On Thursday, a vehicle trolled around Harvard Square bearing screens with the names and likenesses of some of the Harvard University students who had signed on to a public statement blaming Israel for the brutal attacks on civilian families within its own borders. Earlier, Bill Ackman, the billionaire CEO of Pershing Square Capital Management, had said that other CEOs in his sector had asked for the names of the students, lest one of them “inadvertently hire one of them.”
Tempting as it surely was for those infuriated by the students’ naivete, we don’t condone any of that public shaming of young people who are still formulating mature political opinions and the expression thereof, and who may not have even fully known what was going out in their name on social media.
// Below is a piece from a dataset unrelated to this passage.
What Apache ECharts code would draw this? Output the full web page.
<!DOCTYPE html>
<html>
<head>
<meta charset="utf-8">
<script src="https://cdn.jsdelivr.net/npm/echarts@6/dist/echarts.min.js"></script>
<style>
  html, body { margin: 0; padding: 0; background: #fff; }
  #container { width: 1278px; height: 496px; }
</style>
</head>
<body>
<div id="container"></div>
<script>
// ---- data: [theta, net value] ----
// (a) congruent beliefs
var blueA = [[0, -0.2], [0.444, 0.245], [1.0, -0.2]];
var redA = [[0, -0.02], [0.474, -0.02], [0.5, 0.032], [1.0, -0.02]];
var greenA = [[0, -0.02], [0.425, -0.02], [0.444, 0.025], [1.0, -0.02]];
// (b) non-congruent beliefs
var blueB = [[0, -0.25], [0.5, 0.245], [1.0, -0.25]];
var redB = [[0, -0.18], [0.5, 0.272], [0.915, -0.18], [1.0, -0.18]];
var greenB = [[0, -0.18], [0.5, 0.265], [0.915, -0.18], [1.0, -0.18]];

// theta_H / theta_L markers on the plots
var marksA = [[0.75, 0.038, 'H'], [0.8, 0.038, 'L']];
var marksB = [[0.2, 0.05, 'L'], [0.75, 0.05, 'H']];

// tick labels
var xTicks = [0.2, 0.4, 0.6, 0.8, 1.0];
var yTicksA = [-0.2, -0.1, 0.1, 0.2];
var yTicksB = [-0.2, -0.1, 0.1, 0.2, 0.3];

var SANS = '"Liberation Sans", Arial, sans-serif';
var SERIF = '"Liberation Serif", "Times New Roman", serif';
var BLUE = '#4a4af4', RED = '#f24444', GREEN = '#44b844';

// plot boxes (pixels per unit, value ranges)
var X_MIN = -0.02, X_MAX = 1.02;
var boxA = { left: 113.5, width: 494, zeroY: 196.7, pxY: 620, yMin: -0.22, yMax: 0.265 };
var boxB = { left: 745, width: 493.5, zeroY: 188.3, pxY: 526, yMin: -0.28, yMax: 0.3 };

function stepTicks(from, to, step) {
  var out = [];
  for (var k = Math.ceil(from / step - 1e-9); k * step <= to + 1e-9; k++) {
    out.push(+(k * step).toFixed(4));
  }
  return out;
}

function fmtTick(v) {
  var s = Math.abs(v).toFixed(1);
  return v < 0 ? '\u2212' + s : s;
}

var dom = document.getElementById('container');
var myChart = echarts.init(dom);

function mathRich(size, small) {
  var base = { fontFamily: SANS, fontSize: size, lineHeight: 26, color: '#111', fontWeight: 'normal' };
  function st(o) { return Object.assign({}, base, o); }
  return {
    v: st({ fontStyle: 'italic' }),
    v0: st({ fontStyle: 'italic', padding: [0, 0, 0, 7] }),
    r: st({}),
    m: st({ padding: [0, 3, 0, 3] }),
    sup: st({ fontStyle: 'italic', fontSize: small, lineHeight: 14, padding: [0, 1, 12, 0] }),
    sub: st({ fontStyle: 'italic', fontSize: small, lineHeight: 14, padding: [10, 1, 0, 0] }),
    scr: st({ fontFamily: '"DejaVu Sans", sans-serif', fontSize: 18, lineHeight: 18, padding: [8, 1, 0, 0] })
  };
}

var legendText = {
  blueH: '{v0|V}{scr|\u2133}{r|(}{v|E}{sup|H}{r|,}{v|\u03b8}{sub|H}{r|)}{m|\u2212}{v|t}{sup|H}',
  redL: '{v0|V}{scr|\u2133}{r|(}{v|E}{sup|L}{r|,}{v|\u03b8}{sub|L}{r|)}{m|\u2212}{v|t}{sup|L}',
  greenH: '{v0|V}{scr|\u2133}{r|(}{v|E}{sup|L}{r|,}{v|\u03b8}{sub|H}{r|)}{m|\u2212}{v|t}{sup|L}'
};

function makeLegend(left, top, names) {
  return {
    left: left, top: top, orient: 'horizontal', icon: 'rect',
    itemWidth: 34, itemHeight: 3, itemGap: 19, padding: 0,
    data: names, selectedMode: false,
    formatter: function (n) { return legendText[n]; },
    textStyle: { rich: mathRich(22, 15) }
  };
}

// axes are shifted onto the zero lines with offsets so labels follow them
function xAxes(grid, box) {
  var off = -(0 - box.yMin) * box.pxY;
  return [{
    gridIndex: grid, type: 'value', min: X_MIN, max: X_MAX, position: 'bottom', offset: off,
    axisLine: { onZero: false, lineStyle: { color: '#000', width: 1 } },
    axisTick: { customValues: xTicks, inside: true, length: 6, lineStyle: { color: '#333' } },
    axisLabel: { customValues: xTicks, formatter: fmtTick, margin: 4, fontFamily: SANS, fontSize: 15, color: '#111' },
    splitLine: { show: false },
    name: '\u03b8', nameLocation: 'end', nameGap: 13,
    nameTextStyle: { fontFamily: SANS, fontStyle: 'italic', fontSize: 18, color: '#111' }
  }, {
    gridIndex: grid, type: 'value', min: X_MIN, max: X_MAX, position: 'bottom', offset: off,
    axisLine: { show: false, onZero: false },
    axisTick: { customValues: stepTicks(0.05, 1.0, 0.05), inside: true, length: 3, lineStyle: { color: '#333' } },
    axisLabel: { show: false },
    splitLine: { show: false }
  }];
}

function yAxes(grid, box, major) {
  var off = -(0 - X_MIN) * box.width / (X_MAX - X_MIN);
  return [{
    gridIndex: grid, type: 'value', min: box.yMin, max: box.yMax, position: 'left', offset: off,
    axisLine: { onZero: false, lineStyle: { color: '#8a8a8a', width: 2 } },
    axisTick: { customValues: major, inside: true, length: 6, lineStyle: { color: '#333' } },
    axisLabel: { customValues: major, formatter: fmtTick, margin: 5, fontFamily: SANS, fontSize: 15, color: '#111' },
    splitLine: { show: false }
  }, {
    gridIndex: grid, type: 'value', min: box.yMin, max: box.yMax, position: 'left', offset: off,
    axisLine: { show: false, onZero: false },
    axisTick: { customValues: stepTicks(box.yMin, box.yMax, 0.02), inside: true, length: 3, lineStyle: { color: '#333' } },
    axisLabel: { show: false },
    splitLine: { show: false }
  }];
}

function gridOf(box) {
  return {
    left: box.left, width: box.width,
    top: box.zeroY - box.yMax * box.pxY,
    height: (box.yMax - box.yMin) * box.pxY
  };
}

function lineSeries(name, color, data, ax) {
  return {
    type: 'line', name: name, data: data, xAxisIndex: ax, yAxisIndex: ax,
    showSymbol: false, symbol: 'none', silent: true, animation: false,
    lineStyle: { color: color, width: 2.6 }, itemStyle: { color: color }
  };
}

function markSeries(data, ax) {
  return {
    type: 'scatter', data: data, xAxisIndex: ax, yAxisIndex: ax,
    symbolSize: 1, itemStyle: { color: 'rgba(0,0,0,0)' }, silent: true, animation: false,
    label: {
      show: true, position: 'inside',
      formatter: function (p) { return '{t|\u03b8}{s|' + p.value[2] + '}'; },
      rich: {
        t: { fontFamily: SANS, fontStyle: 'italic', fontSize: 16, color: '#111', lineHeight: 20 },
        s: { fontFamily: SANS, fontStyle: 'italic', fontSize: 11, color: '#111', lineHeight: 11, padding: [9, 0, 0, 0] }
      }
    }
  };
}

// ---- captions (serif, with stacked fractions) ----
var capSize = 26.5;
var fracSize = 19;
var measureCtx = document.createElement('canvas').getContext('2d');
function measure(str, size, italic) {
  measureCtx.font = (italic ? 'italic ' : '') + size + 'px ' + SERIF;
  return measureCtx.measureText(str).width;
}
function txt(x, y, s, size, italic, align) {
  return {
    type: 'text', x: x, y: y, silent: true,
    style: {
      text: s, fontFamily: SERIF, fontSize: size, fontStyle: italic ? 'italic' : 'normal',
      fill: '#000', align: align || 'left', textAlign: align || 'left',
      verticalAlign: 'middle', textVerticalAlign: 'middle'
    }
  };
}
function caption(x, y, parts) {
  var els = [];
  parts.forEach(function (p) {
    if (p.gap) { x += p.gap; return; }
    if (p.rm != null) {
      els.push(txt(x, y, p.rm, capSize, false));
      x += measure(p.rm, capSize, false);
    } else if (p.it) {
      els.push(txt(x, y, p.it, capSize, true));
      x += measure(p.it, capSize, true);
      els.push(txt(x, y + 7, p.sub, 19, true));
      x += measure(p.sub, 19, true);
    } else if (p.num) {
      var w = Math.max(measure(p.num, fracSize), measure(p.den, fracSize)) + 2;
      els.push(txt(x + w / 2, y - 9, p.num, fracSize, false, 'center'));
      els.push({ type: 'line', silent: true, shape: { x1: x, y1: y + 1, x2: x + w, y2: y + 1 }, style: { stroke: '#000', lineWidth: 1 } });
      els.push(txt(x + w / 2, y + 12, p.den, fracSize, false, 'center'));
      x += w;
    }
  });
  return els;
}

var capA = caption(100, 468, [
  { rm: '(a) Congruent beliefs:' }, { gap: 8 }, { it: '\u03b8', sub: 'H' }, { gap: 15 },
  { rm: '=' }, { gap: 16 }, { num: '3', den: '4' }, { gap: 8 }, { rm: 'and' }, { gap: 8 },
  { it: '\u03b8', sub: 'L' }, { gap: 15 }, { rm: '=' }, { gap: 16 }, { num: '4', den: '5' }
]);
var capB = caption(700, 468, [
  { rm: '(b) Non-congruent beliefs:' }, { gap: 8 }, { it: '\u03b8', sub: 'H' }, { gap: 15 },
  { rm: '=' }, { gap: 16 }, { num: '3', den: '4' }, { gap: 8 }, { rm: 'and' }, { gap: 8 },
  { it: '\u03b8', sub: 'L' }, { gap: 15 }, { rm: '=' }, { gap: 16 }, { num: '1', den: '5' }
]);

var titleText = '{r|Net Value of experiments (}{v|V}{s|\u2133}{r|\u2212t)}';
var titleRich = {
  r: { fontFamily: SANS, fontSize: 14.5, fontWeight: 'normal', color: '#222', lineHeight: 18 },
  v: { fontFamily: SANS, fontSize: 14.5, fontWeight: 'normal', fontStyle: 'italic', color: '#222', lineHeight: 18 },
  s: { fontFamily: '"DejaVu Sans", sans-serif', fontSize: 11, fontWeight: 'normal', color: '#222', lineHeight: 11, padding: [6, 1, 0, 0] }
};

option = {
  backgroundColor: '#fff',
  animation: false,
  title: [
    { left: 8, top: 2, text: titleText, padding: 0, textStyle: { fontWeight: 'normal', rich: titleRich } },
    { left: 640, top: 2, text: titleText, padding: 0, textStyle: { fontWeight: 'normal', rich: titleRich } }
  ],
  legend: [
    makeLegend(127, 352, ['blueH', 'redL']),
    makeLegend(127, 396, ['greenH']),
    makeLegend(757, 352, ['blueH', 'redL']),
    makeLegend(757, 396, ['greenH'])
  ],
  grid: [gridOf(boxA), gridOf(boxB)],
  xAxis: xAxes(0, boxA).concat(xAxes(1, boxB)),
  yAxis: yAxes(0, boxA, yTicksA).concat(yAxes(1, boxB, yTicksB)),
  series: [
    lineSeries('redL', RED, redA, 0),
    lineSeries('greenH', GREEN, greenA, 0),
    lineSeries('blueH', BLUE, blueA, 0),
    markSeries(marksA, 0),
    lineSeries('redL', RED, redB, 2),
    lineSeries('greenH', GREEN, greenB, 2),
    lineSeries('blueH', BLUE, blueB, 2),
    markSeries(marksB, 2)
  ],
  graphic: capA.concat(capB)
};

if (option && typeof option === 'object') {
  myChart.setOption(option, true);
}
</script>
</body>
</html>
It’s un-American.
But when it comes to administrators, that’s a different matter. Last week, universities as a group overwhelmingly failed to condemn the unspeakable Hamas attacks, instead mostly offering mealy-mouthed statements that did not so much support their own Jewish students in their hour of extraordinary need as anger and upset them. Very few administrators intuited the echoes of the Holocaust pouring out of tablets and phones on their campuses; or, if they did, they were scared to say so.
Most would have been better saying nothing, although college presidents now feel pressure to make statements about everything in the outside world, lest they be criticized for silence.
For the last few years, colleges have been able to issue anodyne progressive statements designed not so much to lead as to follow, and Israel has been part of a crude post-colonialist narrative that has taken hold on many campuses and become the only acceptable point of view.
Within the last few days, those in administration buildings, as well as those in residence halls, have discovered that, in times like these, when figures they have deemed sympathetic are slaughtering civilians in their own homes, there are consequences for merely parroting that reductive line of thinking. Especially when many of the dead were themselves left-wingers, highly critical of the Israeli government.
Yes, donors got upset. Yes, buildings might not now get built. Yes, people who make ill-timed statements and throw them to the wind might find it has quickly blown them back in their faces.
Yes, employers might think twice about whether a job candidate shares their values. Free speech goes both ways.
And last week, some well-paying law firms and Wall Street entities woke up, said they had their limits and that blaming Israel for the slaughter of its own innocents exceeded them.
They have that right and students now should be protected from harm but given a chance to absorb that painful lesson.